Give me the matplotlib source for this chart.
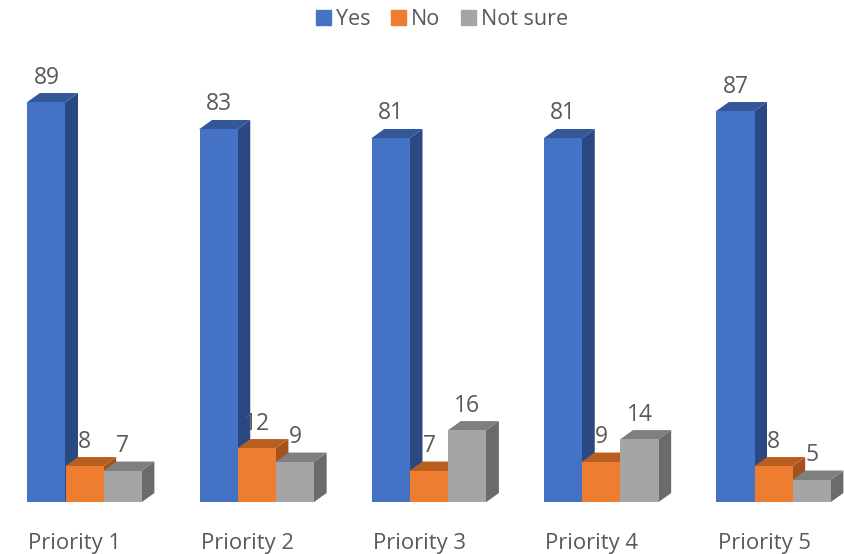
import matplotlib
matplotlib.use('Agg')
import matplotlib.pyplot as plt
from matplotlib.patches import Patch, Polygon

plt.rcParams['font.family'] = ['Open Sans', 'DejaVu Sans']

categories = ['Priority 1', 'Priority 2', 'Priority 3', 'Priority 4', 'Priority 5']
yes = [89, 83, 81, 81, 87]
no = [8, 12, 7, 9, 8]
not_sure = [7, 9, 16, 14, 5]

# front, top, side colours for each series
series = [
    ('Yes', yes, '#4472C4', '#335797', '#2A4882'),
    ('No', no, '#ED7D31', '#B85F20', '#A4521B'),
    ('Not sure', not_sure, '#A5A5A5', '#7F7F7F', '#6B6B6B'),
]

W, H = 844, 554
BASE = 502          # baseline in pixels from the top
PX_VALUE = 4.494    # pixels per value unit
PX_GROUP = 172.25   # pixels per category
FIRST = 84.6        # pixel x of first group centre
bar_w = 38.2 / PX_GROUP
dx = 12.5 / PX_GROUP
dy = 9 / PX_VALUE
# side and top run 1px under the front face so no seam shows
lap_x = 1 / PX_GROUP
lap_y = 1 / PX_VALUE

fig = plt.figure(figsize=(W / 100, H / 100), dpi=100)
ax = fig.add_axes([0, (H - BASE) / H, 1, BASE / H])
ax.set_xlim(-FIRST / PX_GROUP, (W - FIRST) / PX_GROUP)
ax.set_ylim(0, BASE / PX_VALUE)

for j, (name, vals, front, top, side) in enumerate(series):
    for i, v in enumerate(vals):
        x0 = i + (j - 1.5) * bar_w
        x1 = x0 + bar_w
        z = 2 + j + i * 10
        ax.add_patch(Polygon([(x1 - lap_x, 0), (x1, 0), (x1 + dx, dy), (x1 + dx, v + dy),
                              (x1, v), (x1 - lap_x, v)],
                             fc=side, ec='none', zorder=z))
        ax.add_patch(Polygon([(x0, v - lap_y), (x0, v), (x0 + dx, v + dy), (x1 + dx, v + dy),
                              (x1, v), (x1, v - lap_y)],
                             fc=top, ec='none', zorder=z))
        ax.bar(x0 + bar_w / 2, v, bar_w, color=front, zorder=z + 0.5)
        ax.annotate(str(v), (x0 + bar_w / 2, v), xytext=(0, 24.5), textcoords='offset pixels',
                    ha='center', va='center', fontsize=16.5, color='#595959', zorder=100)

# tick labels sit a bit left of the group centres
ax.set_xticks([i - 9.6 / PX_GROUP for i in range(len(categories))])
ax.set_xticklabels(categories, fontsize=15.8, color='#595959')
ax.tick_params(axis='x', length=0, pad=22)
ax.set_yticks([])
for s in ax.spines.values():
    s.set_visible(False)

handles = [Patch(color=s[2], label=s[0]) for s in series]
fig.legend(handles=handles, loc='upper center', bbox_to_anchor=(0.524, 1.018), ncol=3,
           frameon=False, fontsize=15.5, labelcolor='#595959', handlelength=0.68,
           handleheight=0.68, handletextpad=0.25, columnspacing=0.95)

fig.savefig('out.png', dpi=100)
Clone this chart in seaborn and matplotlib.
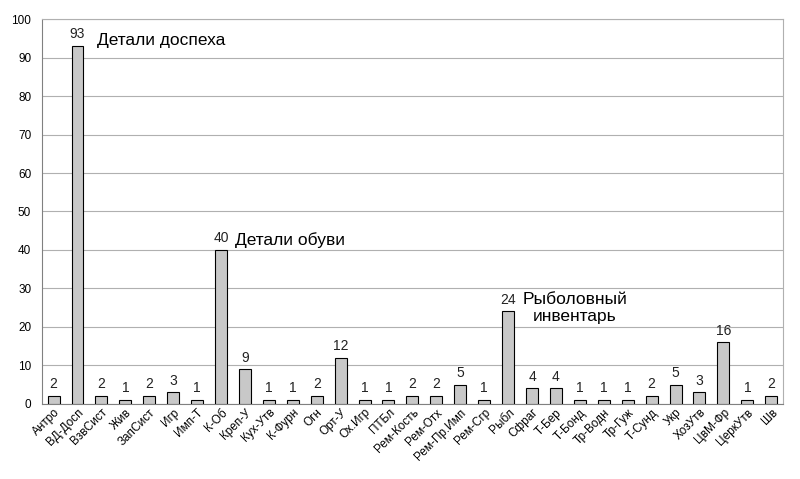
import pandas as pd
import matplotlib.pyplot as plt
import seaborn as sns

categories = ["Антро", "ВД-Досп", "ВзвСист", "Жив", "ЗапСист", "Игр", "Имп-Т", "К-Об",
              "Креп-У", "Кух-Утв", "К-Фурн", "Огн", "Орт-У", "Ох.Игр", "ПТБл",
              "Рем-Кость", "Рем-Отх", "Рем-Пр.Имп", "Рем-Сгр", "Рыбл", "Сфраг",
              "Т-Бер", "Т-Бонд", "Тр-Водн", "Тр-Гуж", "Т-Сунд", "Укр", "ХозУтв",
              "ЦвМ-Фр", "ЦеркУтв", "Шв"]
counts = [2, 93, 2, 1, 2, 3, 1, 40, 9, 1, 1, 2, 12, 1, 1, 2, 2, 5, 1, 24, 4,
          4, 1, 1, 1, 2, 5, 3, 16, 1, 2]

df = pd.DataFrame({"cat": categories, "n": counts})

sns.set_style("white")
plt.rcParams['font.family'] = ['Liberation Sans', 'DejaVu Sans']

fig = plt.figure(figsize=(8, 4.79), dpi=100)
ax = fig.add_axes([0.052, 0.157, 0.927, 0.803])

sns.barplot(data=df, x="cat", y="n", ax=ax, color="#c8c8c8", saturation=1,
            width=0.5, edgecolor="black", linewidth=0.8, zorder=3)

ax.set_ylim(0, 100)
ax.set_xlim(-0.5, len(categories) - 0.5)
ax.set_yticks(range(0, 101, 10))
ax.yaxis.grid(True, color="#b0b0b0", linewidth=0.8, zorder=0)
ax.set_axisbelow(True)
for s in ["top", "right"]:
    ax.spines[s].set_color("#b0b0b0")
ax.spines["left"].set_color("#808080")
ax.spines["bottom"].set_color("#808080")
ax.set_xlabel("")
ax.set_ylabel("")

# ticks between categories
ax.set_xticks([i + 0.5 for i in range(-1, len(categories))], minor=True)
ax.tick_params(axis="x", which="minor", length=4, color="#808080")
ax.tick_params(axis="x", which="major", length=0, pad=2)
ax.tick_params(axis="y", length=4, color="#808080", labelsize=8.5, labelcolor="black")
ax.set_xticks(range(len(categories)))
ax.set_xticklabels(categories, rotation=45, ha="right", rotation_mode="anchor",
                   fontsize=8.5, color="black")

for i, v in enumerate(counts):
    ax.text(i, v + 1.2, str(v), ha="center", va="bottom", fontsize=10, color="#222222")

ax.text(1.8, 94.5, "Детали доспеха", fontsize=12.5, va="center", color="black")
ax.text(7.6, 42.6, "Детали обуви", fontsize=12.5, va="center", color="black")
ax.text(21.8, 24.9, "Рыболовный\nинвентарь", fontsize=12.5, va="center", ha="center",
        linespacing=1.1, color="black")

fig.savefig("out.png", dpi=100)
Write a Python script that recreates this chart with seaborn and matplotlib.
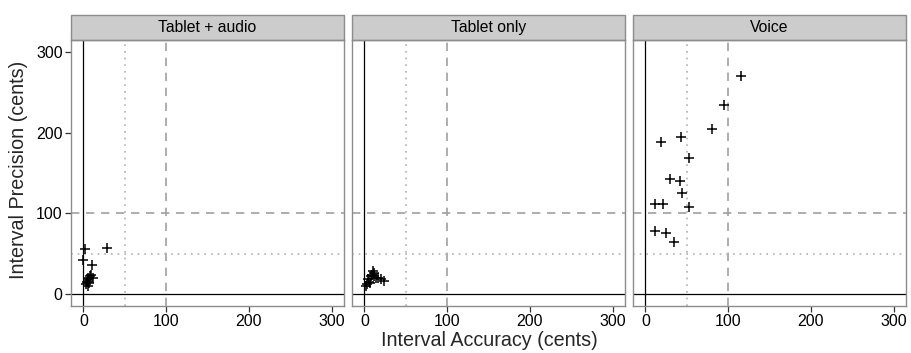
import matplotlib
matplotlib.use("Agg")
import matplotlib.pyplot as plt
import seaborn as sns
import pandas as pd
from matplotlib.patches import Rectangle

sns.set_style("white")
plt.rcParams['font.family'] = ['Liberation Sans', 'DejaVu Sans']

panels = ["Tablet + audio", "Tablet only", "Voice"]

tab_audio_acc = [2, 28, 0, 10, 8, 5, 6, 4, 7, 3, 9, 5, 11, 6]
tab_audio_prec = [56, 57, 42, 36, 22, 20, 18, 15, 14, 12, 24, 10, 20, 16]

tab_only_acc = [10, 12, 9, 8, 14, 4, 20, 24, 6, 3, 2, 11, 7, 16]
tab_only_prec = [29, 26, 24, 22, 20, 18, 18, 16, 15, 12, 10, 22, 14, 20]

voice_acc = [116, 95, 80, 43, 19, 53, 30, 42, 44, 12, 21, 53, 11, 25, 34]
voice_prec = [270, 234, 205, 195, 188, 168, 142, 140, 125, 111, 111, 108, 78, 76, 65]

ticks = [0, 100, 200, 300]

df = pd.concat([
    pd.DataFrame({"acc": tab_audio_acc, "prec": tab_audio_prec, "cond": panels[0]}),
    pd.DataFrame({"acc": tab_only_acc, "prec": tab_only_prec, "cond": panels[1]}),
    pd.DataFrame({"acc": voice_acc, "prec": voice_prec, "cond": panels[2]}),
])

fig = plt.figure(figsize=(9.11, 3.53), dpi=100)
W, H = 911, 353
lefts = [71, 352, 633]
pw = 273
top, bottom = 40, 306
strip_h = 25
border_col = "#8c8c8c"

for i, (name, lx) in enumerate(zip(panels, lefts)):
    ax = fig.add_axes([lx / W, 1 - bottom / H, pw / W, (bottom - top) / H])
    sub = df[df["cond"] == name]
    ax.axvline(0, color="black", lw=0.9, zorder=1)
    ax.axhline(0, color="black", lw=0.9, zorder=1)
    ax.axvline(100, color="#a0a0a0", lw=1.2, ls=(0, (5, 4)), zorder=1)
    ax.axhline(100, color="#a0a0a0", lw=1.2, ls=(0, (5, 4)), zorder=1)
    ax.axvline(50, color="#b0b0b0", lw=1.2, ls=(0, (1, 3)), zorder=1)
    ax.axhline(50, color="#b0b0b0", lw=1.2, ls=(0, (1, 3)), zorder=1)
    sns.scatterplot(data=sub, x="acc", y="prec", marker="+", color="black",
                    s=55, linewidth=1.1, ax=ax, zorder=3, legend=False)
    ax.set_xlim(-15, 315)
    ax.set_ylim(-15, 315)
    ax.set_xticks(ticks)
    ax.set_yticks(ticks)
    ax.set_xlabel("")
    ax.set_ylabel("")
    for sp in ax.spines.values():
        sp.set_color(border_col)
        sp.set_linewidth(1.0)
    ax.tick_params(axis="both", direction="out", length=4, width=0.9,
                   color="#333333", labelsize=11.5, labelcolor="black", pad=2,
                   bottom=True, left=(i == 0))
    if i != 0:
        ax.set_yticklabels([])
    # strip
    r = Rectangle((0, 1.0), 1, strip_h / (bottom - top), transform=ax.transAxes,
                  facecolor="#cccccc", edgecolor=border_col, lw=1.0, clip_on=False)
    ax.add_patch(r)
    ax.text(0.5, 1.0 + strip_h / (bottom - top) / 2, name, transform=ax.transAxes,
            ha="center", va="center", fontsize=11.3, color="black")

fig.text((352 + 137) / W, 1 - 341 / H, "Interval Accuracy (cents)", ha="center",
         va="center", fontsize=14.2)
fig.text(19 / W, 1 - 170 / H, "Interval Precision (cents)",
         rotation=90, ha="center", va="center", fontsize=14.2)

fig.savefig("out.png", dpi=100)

---------------

*Given problem*:
Return only the lines running from the top of the data to the line that holds "fontsize=16.5, color='#595959', zorder=100)". Include both of those lines, but skip the pictures.

*Response to this exercise*:
Give me the matplotlib source for this chart.
import matplotlib
matplotlib.use('Agg')
import matplotlib.pyplot as plt
from matplotlib.patches import Patch, Polygon

plt.rcParams['font.family'] = ['Open Sans', 'DejaVu Sans']

categories = ['Priority 1', 'Priority 2', 'Priority 3', 'Priority 4', 'Priority 5']
yes = [89, 83, 81, 81, 87]
no = [8, 12, 7, 9, 8]
not_sure = [7, 9, 16, 14, 5]

# front, top, side colours for each series
series = [
    ('Yes', yes, '#4472C4', '#335797', '#2A4882'),
    ('No', no, '#ED7D31', '#B85F20', '#A4521B'),
    ('Not sure', not_sure, '#A5A5A5', '#7F7F7F', '#6B6B6B'),
]

W, H = 844, 554
BASE = 502          # baseline in pixels from the top
PX_VALUE = 4.494    # pixels per value unit
PX_GROUP = 172.25   # pixels per category
FIRST = 84.6        # pixel x of first group centre
bar_w = 38.2 / PX_GROUP
dx = 12.5 / PX_GROUP
dy = 9 / PX_VALUE
# side and top run 1px under the front face so no seam shows
lap_x = 1 / PX_GROUP
lap_y = 1 / PX_VALUE

fig = plt.figure(figsize=(W / 100, H / 100), dpi=100)
ax = fig.add_axes([0, (H - BASE) / H, 1, BASE / H])
ax.set_xlim(-FIRST / PX_GROUP, (W - FIRST) / PX_GROUP)
ax.set_ylim(0, BASE / PX_VALUE)

for j, (name, vals, front, top, side) in enumerate(series):
    for i, v in enumerate(vals):
        x0 = i + (j - 1.5) * bar_w
        x1 = x0 + bar_w
        z = 2 + j + i * 10
        ax.add_patch(Polygon([(x1 - lap_x, 0), (x1, 0), (x1 + dx, dy), (x1 + dx, v + dy),
                              (x1, v), (x1 - lap_x, v)],
                             fc=side, ec='none', zorder=z))
        ax.add_patch(Polygon([(x0, v - lap_y), (x0, v), (x0 + dx, v + dy), (x1 + dx, v + dy),
                              (x1, v), (x1, v - lap_y)],
                             fc=top, ec='none', zorder=z))
        ax.bar(x0 + bar_w / 2, v, bar_w, color=front, zorder=z + 0.5)
        ax.annotate(str(v), (x0 + bar_w / 2, v), xytext=(0, 24.5), textcoords='offset pixels',
                    ha='center', va='center', fontsize=16.5, color='#595959', zorder=100)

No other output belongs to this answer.